Question

A bulb is connected to a battery of potential difference 4 V and internal resistance 2.5 $\Omega$. A steady current of 0.5 A flows through the circuit. The resistance of the bulb is :

• A. $5\Omega$
• B. $5.5\Omega$
• C. $2.5\Omega$
• D. $10\Omega$

Answer 1

Answer: (B)

$5.5\Omega$

Energy ($power\times time$) is measured in Joules and by including time (t) in the power formulae, the energy dissipated by a component or circuit can be calculated.
Energy dissipated $=Pt$ or $VI\times t$ as $P=VI$.
In the question, it is given that the current $I$ is $0.5A$ and voltage $V$ is $4V$. Thus the power dissipated is calculated as $P=VI=4V\times 0.5A=2W$.

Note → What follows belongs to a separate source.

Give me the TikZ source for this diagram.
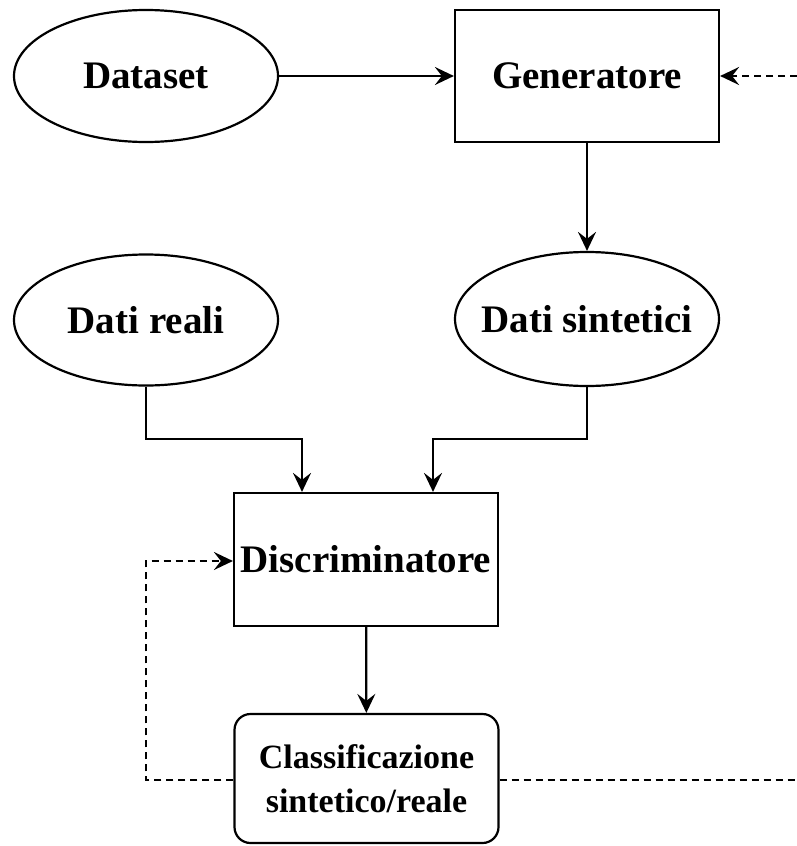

Substituting, $V=IR$ (Ohm's law) in the above formula, we get, $P=I^2\times R$.
Therefore, the total resistance in the circuit is calculated using the relation: $R=\frac{P}{I^2}=\frac{2}{{0.5}^2}=8ohms$.

The internal resistance of the cell is $2.5ohms$, hence the resistance of the bulb is $8-2.5=5.5ohms$.